Particle Physics in the Age of the Large Hadron Collider

Coordinators: James Wells

In 2008, the Large Hadron Collider (LHC) will begin operation at the European Laboratory for Particle Physics (CERN) in Geneva, Switzerland, where engineers and support staff from 111 nations are combining state-of-the-art science and engineering in one of the largest scientific experiments ever conducted. This accelerator will collide two protons at energies much higher than have ever been achieved before in a controlled, laboratory environment. The purpose of these collisions is to reach far into the high energy frontier to discover new particles and interactions that would help explain the confusing medley of elementary particle masses and interactions that are now known. The results of these experiments will influence our understanding of the history of the universe shortly after the Big Bang and may well illuminate the nature of the cold dark matter that makes up most of the mass of the universe. There are rigorous reasons for optimism about these forthcoming experiments, and the speakers will describe what may be discovered and how the technologically sophisticated, colossal particle detectors will enable these discoveries.

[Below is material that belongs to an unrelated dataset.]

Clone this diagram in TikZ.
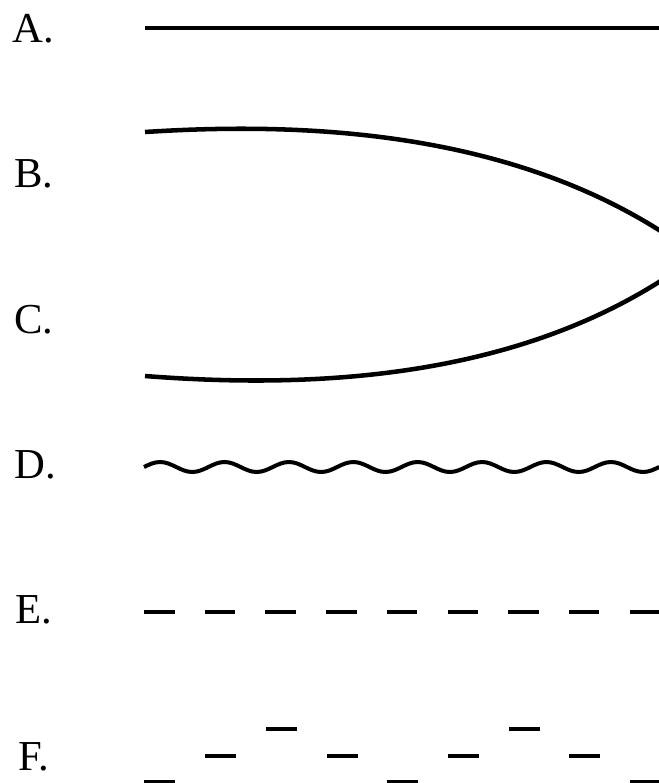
\documentclass[tikz,border=0pt]{standalone}
\usepackage{fontspec}
\setmainfont{Liberation Serif}
\begin{document}
\begin{tikzpicture}[x=0.75pt,y=-0.75pt,
  lbl/.style={anchor=base west,inner sep=0pt,font=\fontsize{32}{38}\selectfont},
  thick line/.style={line width=3.4pt,line cap=butt},
  wave line/.style={line width=3pt},
  dashbar/.style={line width=3.6pt,line cap=butt}]
\useasboundingbox (0,0) rectangle (659,783);
\clip (0,0) rectangle (659,783);
% labels
\node[lbl] (la) at (12,42) {A.};
\node[lbl] (lb) at (14,187) {B.};
\node[lbl] (lc) at (14,333) {C.};
\node[lbl] (ld) at (14,478) {D.};
\node[lbl] (le) at (15,623) {E.};
\node[lbl] (lf) at (18,770) {F.};
% A
\coordinate (a1) at (145,28);
\coordinate (a2) at (665,28);
\draw[thick line] (a1) -- (a2);
% B / C curve
\draw[thick line] (145,132) .. controls (300,122) and (500,130) .. (659,230)
   .. controls (700,256) and (700,256) .. (659,282)
   .. controls (500,382) and (300,388) .. (145,376);
% D wave
\draw[wave line] (144,467)
  \foreach \i in {0,...,7} {
    sin ++(16.1,-5) cos ++(16.1,5) sin ++(16.1,5) cos ++(16.1,-5)
  };
% E dashes
\foreach \k in {0,...,8} {
  \draw[dashbar] ({144+60.7*\k},612) -- ++(30.5,0);
}
% F dashes
\foreach \xx in {266,509} {\draw[dashbar] (\xx,729) -- ++(30.5,0);}
\foreach \xx in {205,327,448,569} {\draw[dashbar] (\xx,756) -- ++(30.5,0);}
\foreach \xx in {144,387,630} {\draw[dashbar] (\xx,782.5) -- ++(30.5,0);}
\end{tikzpicture}
\end{document}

Geared toward secondary school physics teachers. KITP is eager to include teachers from population groups under represented in physics.

The deadline to request financial assistance has passed and all financial commitments have been made. If you would like to attend at your own expense, or are a local teacher requiring no financial support, please fill out the online application. 

Did you receive the CA State Science Fair flyer?  Email Jocelyn for information.

James Wells, CERN & University of Michigan, coordinator of conference


  • AYANA HOLLOWAY ARCE is a Chamberlain Postdoctoral Fellow at Lawrence Berkeley National Laboratory. She concentrates on experimental techniques to identify and measure the properties of heavy unstable elementary particles such as the top quark, in order to search for unexpected interactions. She is currently involved in the preparation of the ATLAS experiment at the Large Hadron Collider.
  • KEVIN MCFARLAND is Professor of Physics at the University of Rochester. His research involves a broad range of phenomena related to weak interactions of particles ranging in mass from the mighty top quark to the puzzlingly svelte neutrino. He is the scientific co-spokesperson of the MINERvA neutrino experiment currently under construction at Fermilab. In this role, he routinely tackles problems ranging from the search for money to fund construction of MINERvA to negotiations with shipping companies that we would prefer not smash, bend, overheat or otherwise mangle our fragile detectors while in transit. He hopes that MINERvA and other upcoming neutrino experiments will lead to a plausible explanation for how the Universe developed the excess of matter over anti-matter that we see today.
  • RAMAN SUNDRUM is Professor of Physics in the Department of Physics and Astronomy of the Johns Hopkins University, Baltimore. His primary research interests include the development of theories and mechanisms which unify two of the fundamental forces of Nature, electromagnetism and the weak nuclear force. Some of these mechanisms involve extensions of relativistic spacetime structure such as Supersymmetry or Extra Dimensions. He also studies their implications for particle physics experiments which are probing electroweak unification. A secondary focus is developing theories of Dark Energy, the mysterious force that is currently causing the acceleration of the expansion of the Universe.
  • JAMES WELLS is Staff Scientist at The European Laboratory for Particle Physics (CERN) in Geneva, Switzerland, and Professor of Physics at the University of Michigan, Ann Arbor. His research interests include developing and analyzing theories that explain the elementary particle masses and interactions, and showing how those theories can be confirmed and studied by experiments and astrophysical observations.